Le New York Times a rapporté que « les agences de sécurité israéliennes surveillent Facebook et envoient à l’entreprise les messages qu’elles considèrent comme de l’incitation à la haine. Facebook a réagi en supprimant la plupart d’entre eux. » En fait, plus de 90% d’entre eux. Pendant ce temps, comme le remarque Glenn Greenwald, « les Israéliens ont pratiquement toute liberté pour publier tout ce qu’ils veulent sur les Palestiniens », y compris des appels au génocide et les célébrations les plus outrageuses de la torture et du meurtre d’enfants palestiniens.

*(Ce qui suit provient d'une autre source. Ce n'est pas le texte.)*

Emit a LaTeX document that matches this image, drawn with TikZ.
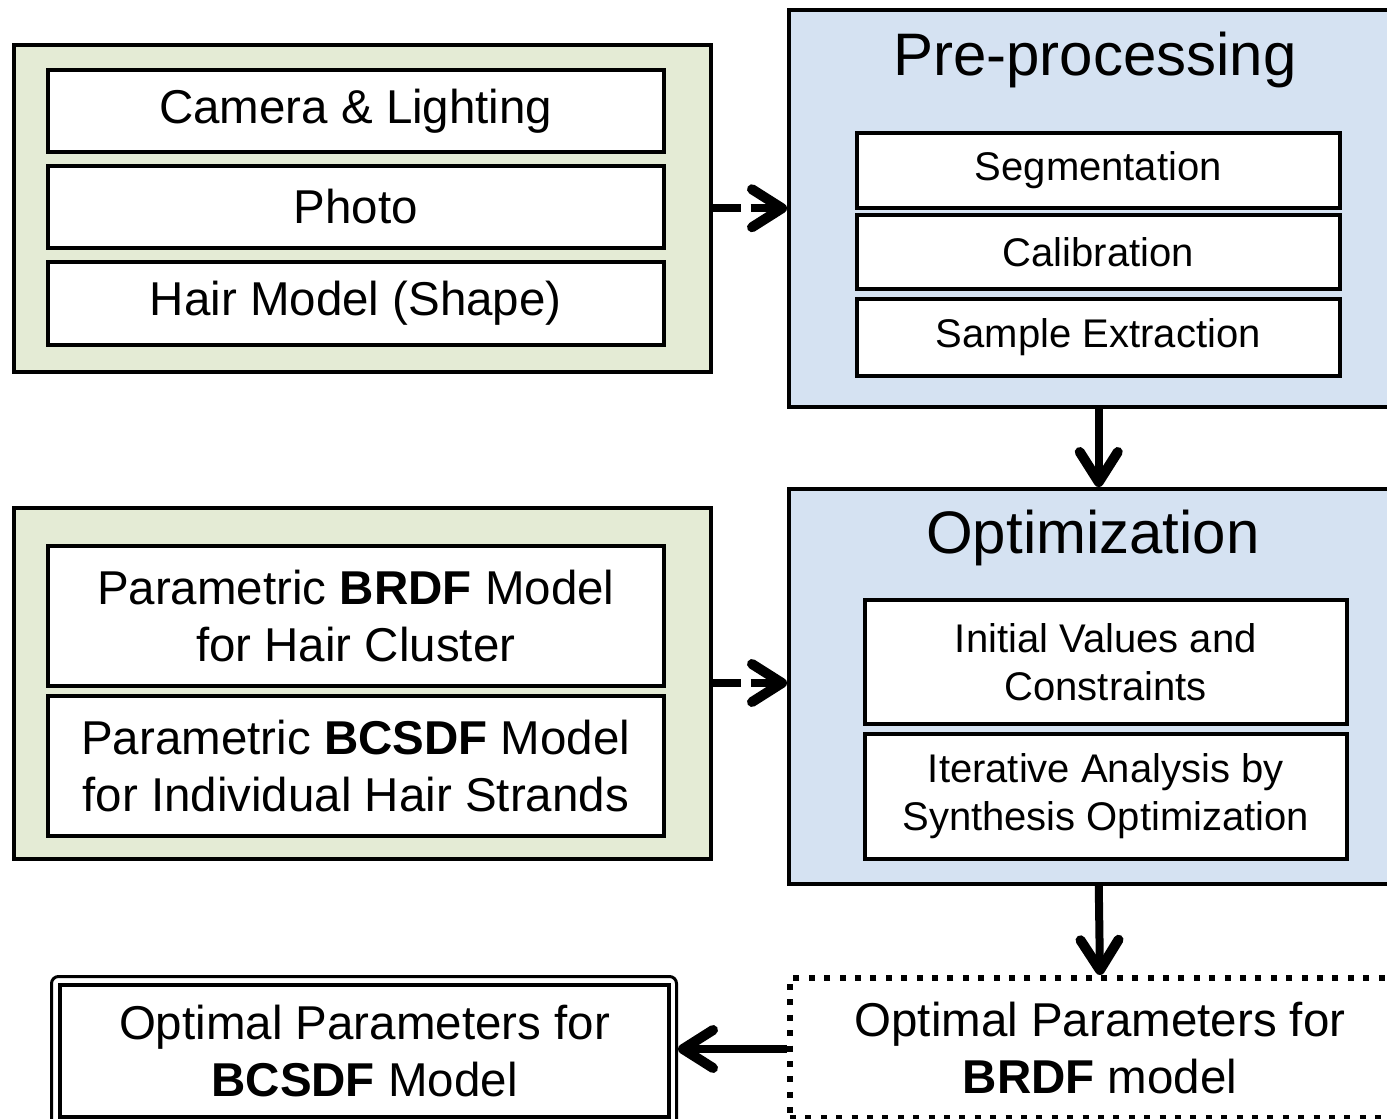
\documentclass[tikz,border=0pt]{standalone}
\usepackage{fontspec}
\setmainfont{Liberation Sans}
\usetikzlibrary{arrows.meta}
\definecolor{boxgreen}{HTML}{E4EBD5}
\definecolor{boxblue}{HTML}{D5E2F2}
\begin{document}
\begin{tikzpicture}[x=1pt,y=-1pt,
  container/.style={draw=black, line width=3.5pt, rectangle, inner sep=0pt, anchor=north west},
  inbox/.style={draw=black, fill=white, line width=3.5pt, rectangle, inner sep=0pt, anchor=north west, align=center},
  bigtxt/.style={font=\fontsize{47.5}{57}\selectfont},
  midtxt/.style={font=\fontsize{40}{48}\selectfont},
  titletxt/.style={font=\fontsize{60}{72}\selectfont, inner sep=0pt},
  arr/.style={line width=8pt, -{Straight Barb[length=30pt,width=38pt,line width=10pt,round]}},
  dasharr/.style={arr, dash pattern=on 28pt off 10pt}
]
\useasboundingbox (0,0) rectangle (1387,1119);
\clip (0,0) rectangle (1387,1119);
\fill[white] (0,0) rectangle (1387,1119);

% containers
\node[container, fill=boxgreen, minimum width=697pt, minimum height=327pt] (g1) at (12,43) {};
\node[container, fill=boxblue, minimum width=620pt, minimum height=397pt] (pre) at (787,8) {};
\node[container, fill=boxgreen, minimum width=697pt, minimum height=351pt] (g2) at (12,506) {};
\node[container, fill=boxblue, minimum width=620pt, minimum height=395pt] (opt) at (787,487) {};
\node[container, draw=black, line width=6pt, dash pattern=on 6pt off 9.4pt, minimum width=620pt, minimum height=140pt] (res) at (787,975) {};
\node[container, line width=3pt, rounded corners=7pt, minimum width=625pt, minimum height=175pt] (bcout) at (50,975) {};

% titles
\node[titletxt] (pretitle) at (1095,60) {Pre-processing};
\node[titletxt] (opttitle) at (1093,538) {Optimization};

% inner boxes left top
\node[inbox, bigtxt, minimum width=616pt, minimum height=82pt] (cam) at (46,68) {Camera \& Lighting};
\node[inbox, bigtxt, minimum width=616pt, minimum height=82pt] (photo) at (46,164) {Photo};
\node[inbox, bigtxt, minimum width=616pt, minimum height=83pt] (hair) at (46,260) {Hair Model (Shape)};

% inner boxes right top
\node[inbox, midtxt, minimum width=483pt, minimum height=75pt] (seg) at (855,131) {Segmentation};
\node[inbox, midtxt, minimum width=483pt, minimum height=74pt] (cal) at (855,213) {Calibration};
\node[inbox, midtxt, minimum width=483pt, minimum height=77pt] (samp) at (855,297) {Sample Extraction};

% inner boxes left middle
\node[inbox, bigtxt, minimum width=616pt, minimum height=140pt] (brdf) at (46,544) {Parametric \textbf{BRDF} Model\\for Hair Cluster};
\node[inbox, bigtxt, minimum width=616pt, minimum height=140pt] (bcsdf) at (46,694) {Parametric \textbf{BCSDF} Model\\for Individual Hair Strands};

% inner boxes right middle
\node[inbox, midtxt, minimum width=482pt, minimum height=124pt] (init) at (863,598) {Initial Values and\\Constraints};
\node[inbox, midtxt, minimum width=482pt, minimum height=125pt] (iter) at (863,732) {Iterative Analysis by\\Synthesis Optimization};

% result texts
\node[bigtxt, align=center] (restxt) at (res.center) {Optimal Parameters for\\\textbf{BRDF} model};
\node[inbox, bigtxt, line width=4pt, minimum width=609pt, minimum height=132pt] (bc) at (58,983) {Optimal Parameters for\\\textbf{BCSDF} Model};

% connectors
\draw[dasharr] (g1.east) -- (pre.west);
\draw[dasharr] (g2.east |- 0,683) -- (opt.west |- 0,683);
\draw[arr] (pre.south) -- (opt.north);
\draw[arr] (opt.south) -- (res.north);
\draw[arr] (res.west |- 0,1049) -- (bcout.east |- 0,1049);
\end{tikzpicture}
\end{document}
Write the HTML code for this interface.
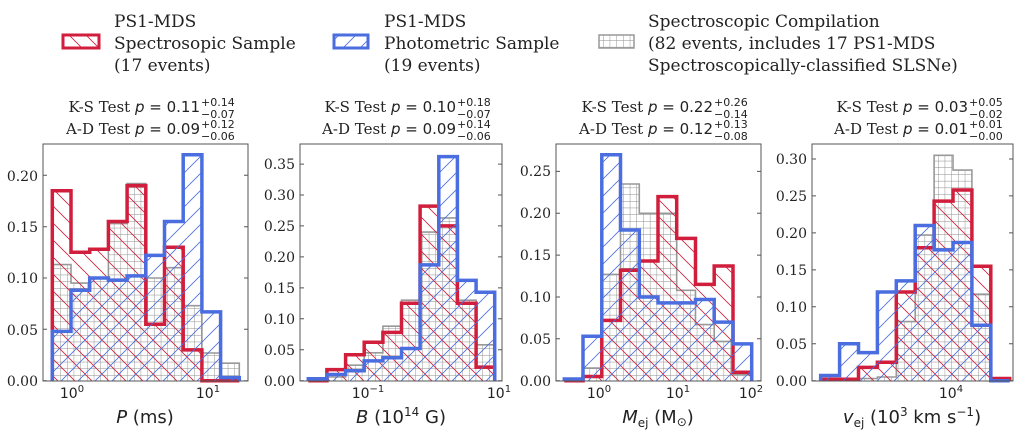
<!DOCTYPE html>
<html><head><meta charset="utf-8"><style>
html,body{margin:0;padding:0;background:#fff;width:1024px;height:439px;overflow:hidden}
svg{display:block}
</style></head><body>
<svg id="svg" width="1024" height="439" viewBox="0 0 1024 439" xmlns="http://www.w3.org/2000/svg">
<defs>
<pattern id="hr" patternUnits="userSpaceOnUse" width="17" height="17"><path d="M-1,-1 L18,18 M-9.5,7.5 L1,18 M8.5,-8.5 L26,8.5" stroke="#d11e3c" stroke-width="0.8" fill="none"/></pattern>
<pattern id="hb" patternUnits="userSpaceOnUse" width="17" height="17"><path d="M-1,18 L18,-1 M-9.5,9.5 L8.5,-8.5 M8.5,25.5 L26,8.5" stroke="#4a6ee0" stroke-width="0.8" fill="none"/></pattern>
<pattern id="hg" patternUnits="userSpaceOnUse" width="6.7" height="6.7"><path d="M0,0 H6.7 M0,0 V6.7" stroke="#8a8a8a" stroke-width="0.9" fill="none"/></pattern>
</defs>
<rect x="63" y="35" width="36" height="13" fill="url(#hr)" stroke="#d11e3c" stroke-width="3"/>
<g font-family="'DejaVu Serif','Liberation Serif',serif" font-size="17" fill="#222">
<text x="114" y="27">PS1-MDS</text><text x="114" y="49">Spectrosopic Sample</text><text x="114" y="71">(17 events)</text>
<text x="384" y="27">PS1-MDS</text><text x="384" y="49">Photometric Sample</text><text x="384" y="71">(19 events)</text>
<text x="648" y="27">Spectroscopic Compilation</text><text x="648" y="49">(82 events, includes 17 PS1-MDS</text><text x="648" y="71">Spectroscopically-classified SLSNe)</text>
</g>
<rect x="334" y="35" width="34" height="13" fill="url(#hb)" stroke="#4a6ee0" stroke-width="3"/>
<rect x="599" y="35" width="35" height="13" fill="url(#hg)" stroke="#999" stroke-width="1.5"/>
<g font-size="15" fill="#222" font-family="'DejaVu Sans',sans-serif">
<text x="200" y="112" text-anchor="end"><tspan font-family="'DejaVu Serif',serif">K-S Test </tspan><tspan font-style="italic">p</tspan> = 0.11</text>
<text x="201" y="106" font-size="11">+0.14</text><text x="201" y="118" font-size="11">−0.07</text>
<text x="200" y="134" text-anchor="end"><tspan font-family="'DejaVu Serif',serif">A-D Test </tspan><tspan font-style="italic">p</tspan> = 0.09</text>
<text x="201" y="128" font-size="11">+0.12</text><text x="201" y="140" font-size="11">−0.06</text>
<text x="456" y="112" text-anchor="end"><tspan font-family="'DejaVu Serif',serif">K-S Test </tspan><tspan font-style="italic">p</tspan> = 0.10</text>
<text x="457" y="106" font-size="11">+0.18</text><text x="457" y="118" font-size="11">−0.07</text>
<text x="456" y="134" text-anchor="end"><tspan font-family="'DejaVu Serif',serif">A-D Test </tspan><tspan font-style="italic">p</tspan> = 0.09</text>
<text x="457" y="128" font-size="11">+0.14</text><text x="457" y="140" font-size="11">−0.06</text>
<text x="713" y="112" text-anchor="end"><tspan font-family="'DejaVu Serif',serif">K-S Test </tspan><tspan font-style="italic">p</tspan> = 0.22</text>
<text x="714" y="106" font-size="11">+0.26</text><text x="714" y="118" font-size="11">−0.14</text>
<text x="713" y="134" text-anchor="end"><tspan font-family="'DejaVu Serif',serif">A-D Test </tspan><tspan font-style="italic">p</tspan> = 0.12</text>
<text x="714" y="128" font-size="11">+0.13</text><text x="714" y="140" font-size="11">−0.08</text>
<text x="968" y="112" text-anchor="end"><tspan font-family="'DejaVu Serif',serif">K-S Test </tspan><tspan font-style="italic">p</tspan> = 0.03</text>
<text x="969" y="106" font-size="11">+0.05</text><text x="969" y="118" font-size="11">−0.02</text>
<text x="968" y="134" text-anchor="end"><tspan font-family="'DejaVu Serif',serif">A-D Test </tspan><tspan font-style="italic">p</tspan> = 0.01</text>
<text x="969" y="128" font-size="11">+0.01</text><text x="969" y="140" font-size="11">−0.00</text>
</g>
<g id="hist"></g>
<g fill="none" stroke="#555" stroke-width="1">
<rect x="43" y="144" width="205" height="237"/>
<rect x="300" y="144" width="202" height="237"/>
<rect x="556" y="144" width="205" height="237"/>
<rect x="812" y="144" width="201" height="237"/>
</g>
<g font-family="'DejaVu Serif','Liberation Serif',serif" font-size="14" fill="#222" text-anchor="end">
<text x="38" y="386">0.00</text><text x="38" y="335">0.05</text><text x="38" y="283">0.10</text><text x="38" y="232">0.15</text><text x="38" y="181">0.20</text>
<text x="295" y="386">0.00</text><text x="295" y="355">0.05</text><text x="295" y="324">0.10</text><text x="295" y="293">0.15</text><text x="295" y="262">0.20</text><text x="295" y="231">0.25</text><text x="295" y="200">0.30</text><text x="295" y="169">0.35</text>
<text x="551" y="386">0.00</text><text x="551" y="344">0.05</text><text x="551" y="302">0.10</text><text x="551" y="260">0.15</text><text x="551" y="218">0.20</text><text x="551" y="176">0.25</text>
<text x="807" y="386">0.00</text><text x="807" y="349">0.05</text><text x="807" y="312">0.10</text><text x="807" y="275">0.15</text><text x="807" y="238">0.20</text><text x="807" y="201">0.25</text><text x="807" y="164">0.30</text>
</g>
<g font-family="'DejaVu Sans',sans-serif" font-size="14" fill="#222" text-anchor="middle">
<text x="72" y="398">10<tspan font-size="10" dy="-6">0</tspan></text>
<text x="208" y="398">10<tspan font-size="10" dy="-6">1</tspan></text>
<text x="368" y="398">10<tspan font-size="10" dy="-6">−1</tspan></text>
<text x="499" y="398">10<tspan font-size="10" dy="-6">1</tspan></text>
<text x="599" y="398">10<tspan font-size="10" dy="-6">0</tspan></text>
<text x="678" y="398">10<tspan font-size="10" dy="-6">1</tspan></text>
<text x="751" y="398">10<tspan font-size="10" dy="-6">2</tspan></text>
<text x="951" y="398">10<tspan font-size="10" dy="-6">4</tspan></text>
</g>
<g font-family="'DejaVu Sans',sans-serif" font-size="18" fill="#222" text-anchor="middle">
<text x="145" y="423"><tspan font-style="italic">P</tspan> (ms)</text>
<text x="401" y="423"><tspan font-style="italic">B</tspan> (10<tspan font-size="12" dy="-7">14</tspan><tspan dy="7"> G)</tspan></text>
<text x="658" y="423"><tspan font-style="italic">M</tspan><tspan font-size="12" dy="4">ej</tspan><tspan dy="-4"> (M</tspan><tspan font-size="12" dy="3">⊙</tspan><tspan dy="-3">)</tspan></text>
<text x="912" y="423"><tspan font-style="italic">v</tspan><tspan font-size="12" dy="4">ej</tspan><tspan dy="-4"> (10</tspan><tspan font-size="12" dy="-7">3</tspan><tspan dy="7"> km s</tspan><tspan font-size="12" dy="-7">−1</tspan><tspan dy="7">)</tspan></text>
</g>
</svg>
<script>
var P=[
 {x0:52.3,dx:18.7,k:1027,yt:[0,.05,.1,.15,.2],L:43,R:248,
  g:[.113,.095,.10,.153,.192,.10,.11,.073,.027,.017],
  r:[.185,.125,.128,.155,.19,.055,.13,.03,0,0],
  b:[.048,.088,.10,.098,.102,.122,.155,.22,.067,.003]},
 {x0:308.3,dx:18.64,k:619,L:300,R:502,yt:[0,.05,.1,.15,.2,.25,.3,.35],
  g:[0,.006,.025,.045,.088,.13,.24,.263,.13,.058],
  r:[0,.018,.042,.062,.078,.125,.282,.25,.125,.022],
  b:[.003,.01,.016,.032,.037,.052,.187,.362,.162,.143]},
 {x0:564.3,dx:18.74,k:837,L:556,R:761,yt:[0,.05,.1,.15,.2,.25],
  g:[0,.015,.127,.235,.2,.2,.108,.067,.047,.007],
  r:[0,.005,.072,.132,.143,.22,.17,.115,.137,.01],
  b:[.002,.053,.27,.18,.1,.093,.093,.097,.07,.044]},
 {x0:820.7,dx:18.9,k:739,L:812,R:1013,yt:[0,.05,.1,.15,.2,.25,.3],
  g:[0,0,.003,.005,.08,.197,.305,.285,.117,0],
  r:[.002,.002,.018,.025,.12,.18,.243,.258,.155,.003],
  b:[.007,.05,.038,.12,.135,.21,.177,.187,.075,0]}
];
var B=380.7,s='';
function path(p,v){var d='M'+p.x0+','+B;for(var i=0;i<v.length;i++){var y=(B-v[i]*p.k).toFixed(1);var xa=(p.x0+i*p.dx).toFixed(1),xb=(p.x0+(i+1)*p.dx).toFixed(1);d+=' L'+xa+','+y+' L'+xb+','+y;}d+=' L'+(p.x0+v.length*p.dx).toFixed(1)+','+B;return d;}
P.forEach(function(p){
 s+='<path d="'+path(p,p.g)+'" fill="url(#hg)" stroke="#999" stroke-width="1.6"/>';
 s+='<path d="'+path(p,p.r)+'" fill="url(#hr)" stroke="#d11e3c" stroke-width="3.5"/>';
 s+='<path d="'+path(p,p.b)+'" fill="url(#hb)" stroke="#4a6ee0" stroke-width="3.5"/>';
 p.yt.forEach(function(t){var y=(B-t*p.k).toFixed(1);s+='<path d="M'+p.L+','+y+' h4 M'+p.R+','+y+' h-4" stroke="#555"/>';});
});
document.getElementById('hist').innerHTML=s;
</script>
</body></html>
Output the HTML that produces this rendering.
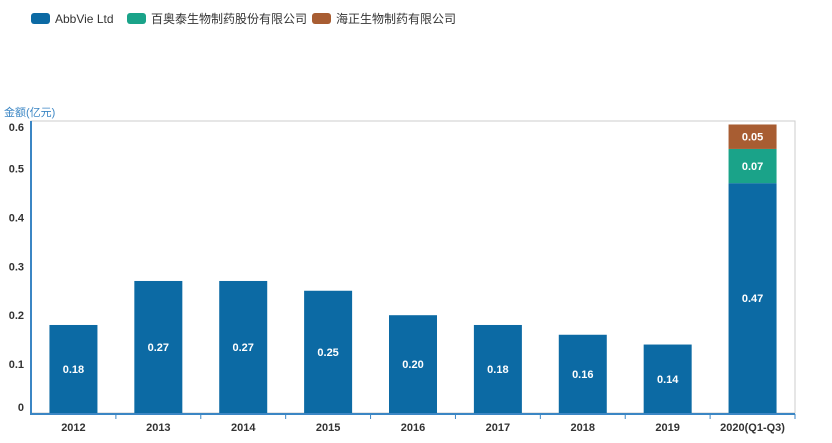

Tout cela est parfaitement prévisible, car les puissants en matière économique coopéreront toujours avec les puissants en matière politique pour censurer les dissidents. Des entreprises telles que Facebook et Google (qui possède YouTube),  seront toujours enclines à complaire au gouvernement des États-Unis et à ses alliés. Ce fait constitue néanmoins un danger terrible pour la liberté d’expression, un véritable proto-fascisme, auquel il convient de résister aussi énergiquement que face à tout crime contre l’humanité qui est dissimulé par une telle collaboration corporatiste.

Ce n’est qu’en inondant Google, Facebook, Twitter et les autres de plaintes que nous auront la possibilité de faire entendre des voix nécessaires comme celle de Hassan Nasrallah. Notre objectif ultime devrait être d’éliminer ces sociétés elles-mêmes et de transférer l’infrastructure médiatique qu’elles possèdent au public, mais pour atteindre cet objectif, nous devons continuer à percer des failles dans le blackout de ces sociétés afin de laisser passer un peu de lumière.